Cross-Check Other Policy Coverage
Because cyber policies may exclude — or only narrowly include — certain types of damage, it is also necessary to coordinate them with other policies that might provide more generous coverage. Property policies, for example, may cover damage to equipment and even more serious consequences of data breaches, like fire and flood, that occur downstream of the digital damage.
Some cyber policies now offer “bricking” coverage that will cover equipment damage.

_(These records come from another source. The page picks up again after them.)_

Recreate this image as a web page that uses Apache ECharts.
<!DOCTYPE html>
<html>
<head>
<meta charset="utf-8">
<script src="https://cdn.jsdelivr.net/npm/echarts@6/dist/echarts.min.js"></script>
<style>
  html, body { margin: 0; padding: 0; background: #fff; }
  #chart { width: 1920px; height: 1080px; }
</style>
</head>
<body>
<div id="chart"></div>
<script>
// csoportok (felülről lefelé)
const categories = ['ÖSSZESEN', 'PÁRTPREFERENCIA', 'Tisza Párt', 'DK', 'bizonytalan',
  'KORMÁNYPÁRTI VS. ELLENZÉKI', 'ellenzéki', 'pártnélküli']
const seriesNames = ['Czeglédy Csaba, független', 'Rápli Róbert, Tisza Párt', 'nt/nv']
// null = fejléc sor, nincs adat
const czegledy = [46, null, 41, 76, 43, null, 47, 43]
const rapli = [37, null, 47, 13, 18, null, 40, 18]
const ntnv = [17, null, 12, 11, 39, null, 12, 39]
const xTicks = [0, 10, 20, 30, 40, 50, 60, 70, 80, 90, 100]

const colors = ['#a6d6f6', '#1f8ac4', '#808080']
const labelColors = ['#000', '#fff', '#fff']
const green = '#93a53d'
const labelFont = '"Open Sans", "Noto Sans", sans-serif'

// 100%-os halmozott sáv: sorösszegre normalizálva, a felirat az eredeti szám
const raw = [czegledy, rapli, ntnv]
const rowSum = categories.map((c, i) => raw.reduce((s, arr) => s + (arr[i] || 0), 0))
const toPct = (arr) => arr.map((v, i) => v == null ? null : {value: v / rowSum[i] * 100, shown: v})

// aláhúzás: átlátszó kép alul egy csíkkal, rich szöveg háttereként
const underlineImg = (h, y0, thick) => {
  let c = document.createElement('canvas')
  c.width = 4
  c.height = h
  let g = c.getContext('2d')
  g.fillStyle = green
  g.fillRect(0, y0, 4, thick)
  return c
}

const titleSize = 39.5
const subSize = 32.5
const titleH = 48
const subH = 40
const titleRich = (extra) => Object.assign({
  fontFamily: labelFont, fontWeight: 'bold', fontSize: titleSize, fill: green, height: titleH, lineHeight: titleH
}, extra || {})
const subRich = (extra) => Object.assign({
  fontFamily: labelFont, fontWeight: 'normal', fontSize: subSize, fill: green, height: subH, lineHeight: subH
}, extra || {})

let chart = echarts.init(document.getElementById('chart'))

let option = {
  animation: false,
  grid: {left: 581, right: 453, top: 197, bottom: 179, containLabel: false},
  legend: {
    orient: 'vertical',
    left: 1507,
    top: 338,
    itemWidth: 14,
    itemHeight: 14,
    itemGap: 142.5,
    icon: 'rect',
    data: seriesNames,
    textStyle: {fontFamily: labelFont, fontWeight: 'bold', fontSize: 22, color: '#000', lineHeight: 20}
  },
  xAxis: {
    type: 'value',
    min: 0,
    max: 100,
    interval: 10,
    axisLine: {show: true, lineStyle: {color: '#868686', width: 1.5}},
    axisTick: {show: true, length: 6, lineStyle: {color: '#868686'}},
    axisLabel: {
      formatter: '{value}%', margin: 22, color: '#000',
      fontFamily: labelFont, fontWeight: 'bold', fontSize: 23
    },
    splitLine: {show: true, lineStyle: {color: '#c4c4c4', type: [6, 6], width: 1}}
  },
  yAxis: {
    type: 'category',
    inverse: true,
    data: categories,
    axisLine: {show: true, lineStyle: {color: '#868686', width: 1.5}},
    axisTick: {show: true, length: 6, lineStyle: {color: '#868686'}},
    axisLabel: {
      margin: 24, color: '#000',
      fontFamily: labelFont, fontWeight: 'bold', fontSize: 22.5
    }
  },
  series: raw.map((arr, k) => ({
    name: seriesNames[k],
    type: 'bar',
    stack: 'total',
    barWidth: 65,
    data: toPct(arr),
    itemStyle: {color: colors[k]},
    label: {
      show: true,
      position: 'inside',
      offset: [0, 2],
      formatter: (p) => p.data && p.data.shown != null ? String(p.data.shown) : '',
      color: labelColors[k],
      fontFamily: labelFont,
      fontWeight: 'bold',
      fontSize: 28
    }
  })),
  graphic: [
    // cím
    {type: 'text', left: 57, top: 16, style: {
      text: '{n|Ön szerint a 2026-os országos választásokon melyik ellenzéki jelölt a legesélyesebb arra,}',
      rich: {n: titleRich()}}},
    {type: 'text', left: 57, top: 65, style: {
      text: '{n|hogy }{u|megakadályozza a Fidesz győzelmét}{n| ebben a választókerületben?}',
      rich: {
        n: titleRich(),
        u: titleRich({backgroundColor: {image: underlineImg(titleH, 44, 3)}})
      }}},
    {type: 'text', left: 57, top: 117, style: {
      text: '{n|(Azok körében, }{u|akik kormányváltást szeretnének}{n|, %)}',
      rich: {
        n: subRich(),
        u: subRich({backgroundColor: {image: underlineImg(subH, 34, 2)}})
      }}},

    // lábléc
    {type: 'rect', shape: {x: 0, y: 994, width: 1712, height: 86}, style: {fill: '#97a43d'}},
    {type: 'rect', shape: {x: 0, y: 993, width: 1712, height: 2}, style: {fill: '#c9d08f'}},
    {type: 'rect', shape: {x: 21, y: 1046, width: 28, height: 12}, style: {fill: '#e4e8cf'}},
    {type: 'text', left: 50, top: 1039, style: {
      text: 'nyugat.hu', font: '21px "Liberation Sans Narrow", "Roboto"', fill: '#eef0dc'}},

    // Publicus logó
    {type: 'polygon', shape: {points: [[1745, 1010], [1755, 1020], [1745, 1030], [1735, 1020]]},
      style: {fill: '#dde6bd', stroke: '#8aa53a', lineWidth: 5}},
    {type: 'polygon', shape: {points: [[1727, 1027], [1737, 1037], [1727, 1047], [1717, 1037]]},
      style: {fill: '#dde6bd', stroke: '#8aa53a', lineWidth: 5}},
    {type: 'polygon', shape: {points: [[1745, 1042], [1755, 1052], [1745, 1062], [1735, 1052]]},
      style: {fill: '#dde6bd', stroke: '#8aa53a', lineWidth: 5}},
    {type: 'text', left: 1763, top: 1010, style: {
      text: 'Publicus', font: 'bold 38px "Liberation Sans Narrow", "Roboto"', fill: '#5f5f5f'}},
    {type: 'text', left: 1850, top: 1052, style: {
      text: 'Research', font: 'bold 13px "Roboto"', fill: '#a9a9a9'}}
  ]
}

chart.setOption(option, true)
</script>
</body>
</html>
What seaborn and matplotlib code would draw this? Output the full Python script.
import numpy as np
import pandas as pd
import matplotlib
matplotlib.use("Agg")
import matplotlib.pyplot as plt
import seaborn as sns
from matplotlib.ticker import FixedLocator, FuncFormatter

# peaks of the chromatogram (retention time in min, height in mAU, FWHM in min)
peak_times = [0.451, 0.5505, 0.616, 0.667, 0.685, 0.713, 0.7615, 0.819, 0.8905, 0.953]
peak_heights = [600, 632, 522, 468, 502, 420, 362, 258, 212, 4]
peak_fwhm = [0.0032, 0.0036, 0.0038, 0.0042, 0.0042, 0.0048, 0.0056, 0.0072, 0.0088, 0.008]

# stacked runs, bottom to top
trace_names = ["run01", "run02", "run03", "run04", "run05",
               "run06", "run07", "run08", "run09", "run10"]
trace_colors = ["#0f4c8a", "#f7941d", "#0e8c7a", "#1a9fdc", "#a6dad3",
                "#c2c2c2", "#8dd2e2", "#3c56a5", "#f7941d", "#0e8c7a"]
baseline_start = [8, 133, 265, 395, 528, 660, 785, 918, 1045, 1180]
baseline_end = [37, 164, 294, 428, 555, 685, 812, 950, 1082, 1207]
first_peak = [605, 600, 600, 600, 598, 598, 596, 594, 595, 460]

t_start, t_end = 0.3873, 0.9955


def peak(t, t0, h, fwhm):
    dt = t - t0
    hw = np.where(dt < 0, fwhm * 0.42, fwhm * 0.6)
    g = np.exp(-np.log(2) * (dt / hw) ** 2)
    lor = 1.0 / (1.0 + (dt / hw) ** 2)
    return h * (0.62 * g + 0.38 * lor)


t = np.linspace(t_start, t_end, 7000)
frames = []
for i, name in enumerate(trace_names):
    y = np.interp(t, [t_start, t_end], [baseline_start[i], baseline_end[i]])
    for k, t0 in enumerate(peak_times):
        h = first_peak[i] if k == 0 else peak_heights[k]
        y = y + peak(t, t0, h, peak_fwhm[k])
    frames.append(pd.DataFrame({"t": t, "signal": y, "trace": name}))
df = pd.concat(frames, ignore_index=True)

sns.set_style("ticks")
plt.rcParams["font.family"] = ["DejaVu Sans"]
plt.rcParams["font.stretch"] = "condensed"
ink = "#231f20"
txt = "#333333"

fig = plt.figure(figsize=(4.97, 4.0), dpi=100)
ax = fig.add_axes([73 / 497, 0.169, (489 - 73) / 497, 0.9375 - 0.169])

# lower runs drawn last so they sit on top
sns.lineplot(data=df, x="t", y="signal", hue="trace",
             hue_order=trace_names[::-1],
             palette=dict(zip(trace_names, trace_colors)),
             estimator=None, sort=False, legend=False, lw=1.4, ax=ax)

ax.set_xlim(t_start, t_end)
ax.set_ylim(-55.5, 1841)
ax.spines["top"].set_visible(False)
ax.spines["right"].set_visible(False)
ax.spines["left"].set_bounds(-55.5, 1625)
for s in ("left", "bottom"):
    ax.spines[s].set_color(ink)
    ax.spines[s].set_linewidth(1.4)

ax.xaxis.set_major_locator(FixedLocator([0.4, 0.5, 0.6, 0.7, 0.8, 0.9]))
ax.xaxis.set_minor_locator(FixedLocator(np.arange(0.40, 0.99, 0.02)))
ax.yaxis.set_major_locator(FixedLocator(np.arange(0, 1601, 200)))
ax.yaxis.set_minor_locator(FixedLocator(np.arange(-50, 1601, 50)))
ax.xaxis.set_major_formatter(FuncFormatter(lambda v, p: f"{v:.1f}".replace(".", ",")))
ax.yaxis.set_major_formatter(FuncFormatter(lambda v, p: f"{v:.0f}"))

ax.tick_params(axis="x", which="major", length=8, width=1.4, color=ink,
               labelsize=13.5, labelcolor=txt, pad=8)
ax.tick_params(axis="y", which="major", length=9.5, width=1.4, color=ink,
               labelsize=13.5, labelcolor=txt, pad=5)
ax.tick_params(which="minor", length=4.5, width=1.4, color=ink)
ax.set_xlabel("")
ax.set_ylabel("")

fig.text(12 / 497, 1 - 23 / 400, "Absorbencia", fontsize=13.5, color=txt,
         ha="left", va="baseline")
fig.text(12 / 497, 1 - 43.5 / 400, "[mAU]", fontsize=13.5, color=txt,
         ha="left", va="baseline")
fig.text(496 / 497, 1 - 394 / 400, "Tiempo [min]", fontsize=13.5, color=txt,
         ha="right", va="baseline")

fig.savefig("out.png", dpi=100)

“When computer hardware, firmware, or other software gets corrupted or damaged in the attack, the reality is that it’s often cheaper to just unplug and throw it out and replace it with a new one, rather than trying to go in and fix that software,” Moss says. “And it’s also significantly less labor intensive. Insurers have generally come around and recognized that this is a benefit for the policyholder and themselves. It helps get the damage fixed quicker and costs less money.”
An arrangement of overlapping policies can prevent hemorrhaging when an attack actually occurs.
Ultimately, cyber insurance payouts are maximized for organizations that de-silo the IT team, advocate for tailored cyber policies, and document incidents in detail. These same processes can, of course, also lead to general organizational efficiency.